## SET PROBLEM
Copy each line exactly.

## DATA
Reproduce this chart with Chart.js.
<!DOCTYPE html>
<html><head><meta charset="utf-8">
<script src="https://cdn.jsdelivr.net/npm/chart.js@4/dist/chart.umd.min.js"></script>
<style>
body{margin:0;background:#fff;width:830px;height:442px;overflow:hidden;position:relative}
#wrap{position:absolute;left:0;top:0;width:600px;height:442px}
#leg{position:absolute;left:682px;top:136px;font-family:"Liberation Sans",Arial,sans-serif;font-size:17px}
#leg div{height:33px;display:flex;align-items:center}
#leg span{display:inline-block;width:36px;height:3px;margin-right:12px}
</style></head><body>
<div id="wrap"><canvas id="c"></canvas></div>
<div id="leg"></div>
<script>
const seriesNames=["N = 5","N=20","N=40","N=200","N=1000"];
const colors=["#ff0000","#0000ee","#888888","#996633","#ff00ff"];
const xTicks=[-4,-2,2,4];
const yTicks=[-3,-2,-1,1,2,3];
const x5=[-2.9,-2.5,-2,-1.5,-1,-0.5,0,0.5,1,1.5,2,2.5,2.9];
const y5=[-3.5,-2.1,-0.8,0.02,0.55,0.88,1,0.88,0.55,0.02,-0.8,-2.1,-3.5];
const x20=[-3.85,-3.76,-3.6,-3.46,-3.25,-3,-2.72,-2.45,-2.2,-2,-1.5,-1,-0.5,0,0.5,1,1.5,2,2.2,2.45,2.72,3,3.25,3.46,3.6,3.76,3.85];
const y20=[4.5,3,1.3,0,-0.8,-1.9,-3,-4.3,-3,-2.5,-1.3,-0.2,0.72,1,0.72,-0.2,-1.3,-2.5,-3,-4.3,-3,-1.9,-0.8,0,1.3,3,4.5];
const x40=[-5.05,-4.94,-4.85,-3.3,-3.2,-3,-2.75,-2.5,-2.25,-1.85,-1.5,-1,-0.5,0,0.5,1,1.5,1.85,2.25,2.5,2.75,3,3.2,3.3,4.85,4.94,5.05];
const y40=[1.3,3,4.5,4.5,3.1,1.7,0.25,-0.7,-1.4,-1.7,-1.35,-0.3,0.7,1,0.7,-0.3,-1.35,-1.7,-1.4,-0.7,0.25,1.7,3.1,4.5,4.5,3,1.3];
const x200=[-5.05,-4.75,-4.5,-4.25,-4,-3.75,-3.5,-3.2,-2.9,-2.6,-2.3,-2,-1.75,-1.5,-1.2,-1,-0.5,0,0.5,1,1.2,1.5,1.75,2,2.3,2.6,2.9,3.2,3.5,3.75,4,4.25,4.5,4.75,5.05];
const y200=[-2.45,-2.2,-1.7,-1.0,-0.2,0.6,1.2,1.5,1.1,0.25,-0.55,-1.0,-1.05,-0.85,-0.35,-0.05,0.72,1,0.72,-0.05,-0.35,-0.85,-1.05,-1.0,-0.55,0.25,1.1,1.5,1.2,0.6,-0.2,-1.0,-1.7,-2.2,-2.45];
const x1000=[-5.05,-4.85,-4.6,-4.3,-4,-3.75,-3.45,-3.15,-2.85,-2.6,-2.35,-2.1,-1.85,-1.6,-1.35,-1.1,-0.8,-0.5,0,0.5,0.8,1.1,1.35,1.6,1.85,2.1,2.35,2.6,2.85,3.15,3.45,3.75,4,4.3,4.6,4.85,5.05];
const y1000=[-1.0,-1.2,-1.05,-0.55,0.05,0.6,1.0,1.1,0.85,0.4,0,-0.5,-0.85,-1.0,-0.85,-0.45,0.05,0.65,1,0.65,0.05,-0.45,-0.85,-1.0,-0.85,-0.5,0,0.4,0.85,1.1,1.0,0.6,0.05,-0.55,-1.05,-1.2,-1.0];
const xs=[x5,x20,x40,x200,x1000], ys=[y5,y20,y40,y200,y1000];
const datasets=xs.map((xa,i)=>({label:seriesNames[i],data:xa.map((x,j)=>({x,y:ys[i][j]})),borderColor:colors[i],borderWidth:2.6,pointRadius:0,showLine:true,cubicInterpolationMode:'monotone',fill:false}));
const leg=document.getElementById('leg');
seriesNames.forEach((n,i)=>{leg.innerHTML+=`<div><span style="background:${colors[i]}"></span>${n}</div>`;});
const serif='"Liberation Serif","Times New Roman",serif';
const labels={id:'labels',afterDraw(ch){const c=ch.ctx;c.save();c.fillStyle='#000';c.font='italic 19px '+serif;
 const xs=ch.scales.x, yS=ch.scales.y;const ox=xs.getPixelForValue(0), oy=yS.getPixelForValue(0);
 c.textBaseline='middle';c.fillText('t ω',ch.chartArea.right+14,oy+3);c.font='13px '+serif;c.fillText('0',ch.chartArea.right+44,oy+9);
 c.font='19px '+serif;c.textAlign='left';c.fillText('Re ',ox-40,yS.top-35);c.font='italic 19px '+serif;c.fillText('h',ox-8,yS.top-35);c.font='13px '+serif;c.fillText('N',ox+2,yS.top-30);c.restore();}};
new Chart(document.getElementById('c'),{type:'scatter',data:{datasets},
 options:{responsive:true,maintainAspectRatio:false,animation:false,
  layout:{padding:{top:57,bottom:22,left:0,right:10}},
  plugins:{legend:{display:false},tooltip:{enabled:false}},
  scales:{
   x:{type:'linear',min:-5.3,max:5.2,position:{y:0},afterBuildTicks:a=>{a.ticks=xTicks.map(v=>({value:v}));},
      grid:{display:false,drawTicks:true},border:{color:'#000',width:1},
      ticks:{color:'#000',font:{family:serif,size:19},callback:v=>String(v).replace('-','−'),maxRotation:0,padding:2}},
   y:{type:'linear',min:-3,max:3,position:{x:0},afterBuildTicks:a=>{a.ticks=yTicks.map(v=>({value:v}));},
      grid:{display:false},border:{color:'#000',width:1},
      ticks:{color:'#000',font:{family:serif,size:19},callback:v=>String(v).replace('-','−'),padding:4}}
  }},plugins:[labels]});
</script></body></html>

## THE SOLUTION
Reproduce this chart with Chart.js.
<!DOCTYPE html>
<html><head><meta charset="utf-8">
<script src="https://cdn.jsdelivr.net/npm/chart.js@4/dist/chart.umd.min.js"></script>
<style>
body{margin:0;background:#fff;width:830px;height:442px;overflow:hidden;position:relative}
#wrap{position:absolute;left:0;top:0;width:600px;height:442px}
#leg{position:absolute;left:682px;top:136px;font-family:"Liberation Sans",Arial,sans-serif;font-size:17px}
#leg div{height:33px;display:flex;align-items:center}
#leg span{display:inline-block;width:36px;height:3px;margin-right:12px}
</style></head><body>
<div id="wrap"><canvas id="c"></canvas></div>
<div id="leg"></div>
<script>
const seriesNames=["N = 5","N=20","N=40","N=200","N=1000"];
const colors=["#ff0000","#0000ee","#888888","#996633","#ff00ff"];
const xTicks=[-4,-2,2,4];
const yTicks=[-3,-2,-1,1,2,3];
const x5=[-2.9,-2.5,-2,-1.5,-1,-0.5,0,0.5,1,1.5,2,2.5,2.9];
const y5=[-3.5,-2.1,-0.8,0.02,0.55,0.88,1,0.88,0.55,0.02,-0.8,-2.1,-3.5];
const x20=[-3.85,-3.76,-3.6,-3.46,-3.25,-3,-2.72,-2.45,-2.2,-2,-1.5,-1,-0.5,0,0.5,1,1.5,2,2.2,2.45,2.72,3,3.25,3.46,3.6,3.76,3.85];
const y20=[4.5,3,1.3,0,-0.8,-1.9,-3,-4.3,-3,-2.5,-1.3,-0.2,0.72,1,0.72,-0.2,-1.3,-2.5,-3,-4.3,-3,-1.9,-0.8,0,1.3,3,4.5];
const x40=[-5.05,-4.94,-4.85,-3.3,-3.2,-3,-2.75,-2.5,-2.25,-1.85,-1.5,-1,-0.5,0,0.5,1,1.5,1.85,2.25,2.5,2.75,3,3.2,3.3,4.85,4.94,5.05];
const y40=[1.3,3,4.5,4.5,3.1,1.7,0.25,-0.7,-1.4,-1.7,-1.35,-0.3,0.7,1,0.7,-0.3,-1.35,-1.7,-1.4,-0.7,0.25,1.7,3.1,4.5,4.5,3,1.3];
const x200=[-5.05,-4.75,-4.5,-4.25,-4,-3.75,-3.5,-3.2,-2.9,-2.6,-2.3,-2,-1.75,-1.5,-1.2,-1,-0.5,0,0.5,1,1.2,1.5,1.75,2,2.3,2.6,2.9,3.2,3.5,3.75,4,4.25,4.5,4.75,5.05];
const y200=[-2.45,-2.2,-1.7,-1.0,-0.2,0.6,1.2,1.5,1.1,0.25,-0.55,-1.0,-1.05,-0.85,-0.35,-0.05,0.72,1,0.72,-0.05,-0.35,-0.85,-1.05,-1.0,-0.55,0.25,1.1,1.5,1.2,0.6,-0.2,-1.0,-1.7,-2.2,-2.45];
const x1000=[-5.05,-4.85,-4.6,-4.3,-4,-3.75,-3.45,-3.15,-2.85,-2.6,-2.35,-2.1,-1.85,-1.6,-1.35,-1.1,-0.8,-0.5,0,0.5,0.8,1.1,1.35,1.6,1.85,2.1,2.35,2.6,2.85,3.15,3.45,3.75,4,4.3,4.6,4.85,5.05];
const y1000=[-1.0,-1.2,-1.05,-0.55,0.05,0.6,1.0,1.1,0.85,0.4,0,-0.5,-0.85,-1.0,-0.85,-0.45,0.05,0.65,1,0.65,0.05,-0.45,-0.85,-1.0,-0.85,-0.5,0,0.4,0.85,1.1,1.0,0.6,0.05,-0.55,-1.05,-1.2,-1.0];
const xs=[x5,x20,x40,x200,x1000], ys=[y5,y20,y40,y200,y1000];
const datasets=xs.map((xa,i)=>({label:seriesNames[i],data:xa.map((x,j)=>({x,y:ys[i][j]})),borderColor:colors[i],borderWidth:2.6,pointRadius:0,showLine:true,cubicInterpolationMode:'monotone',fill:false}));
const leg=document.getElementById('leg');
seriesNames.forEach((n,i)=>{leg.innerHTML+=`<div><span style="background:${colors[i]}"></span>${n}</div>`;});
const serif='"Liberation Serif","Times New Roman",serif';
const labels={id:'labels',afterDraw(ch){const c=ch.ctx;c.save();c.fillStyle='#000';c.font='italic 19px '+serif;
 const xs=ch.scales.x, yS=ch.scales.y;const ox=xs.getPixelForValue(0), oy=yS.getPixelForValue(0);
 c.textBaseline='middle';c.fillText('t ω',ch.chartArea.right+14,oy+3);c.font='13px '+serif;c.fillText('0',ch.chartArea.right+44,oy+9);
 c.font='19px '+serif;c.textAlign='left';c.fillText('Re ',ox-40,yS.top-35);c.font='italic 19px '+serif;c.fillText('h',ox-8,yS.top-35);c.font='13px '+serif;c.fillText('N',ox+2,yS.top-30);c.restore();}};
new Chart(document.getElementById('c'),{type:'scatter',data:{datasets},
 options:{responsive:true,maintainAspectRatio:false,animation:false,
  layout:{padding:{top:57,bottom:22,left:0,right:10}},
  plugins:{legend:{display:false},tooltip:{enabled:false}},
  scales:{
   x:{type:'linear',min:-5.3,max:5.2,position:{y:0},afterBuildTicks:a=>{a.ticks=xTicks.map(v=>({value:v}));},
      grid:{display:false,drawTicks:true},border:{color:'#000',width:1},
      ticks:{color:'#000',font:{family:serif,size:19},callback:v=>String(v).replace('-','−'),maxRotation:0,padding:2}},
   y:{type:'linear',min:-3,max:3,position:{x:0},afterBuildTicks:a=>{a.ticks=yTicks.map(v=>({value:v}));},
      grid:{display:false},border:{color:'#000',width:1},
      ticks:{color:'#000',font:{family:serif,size:19},callback:v=>String(v).replace('-','−'),padding:4}}
  }},plugins:[labels]});
</script></body></html>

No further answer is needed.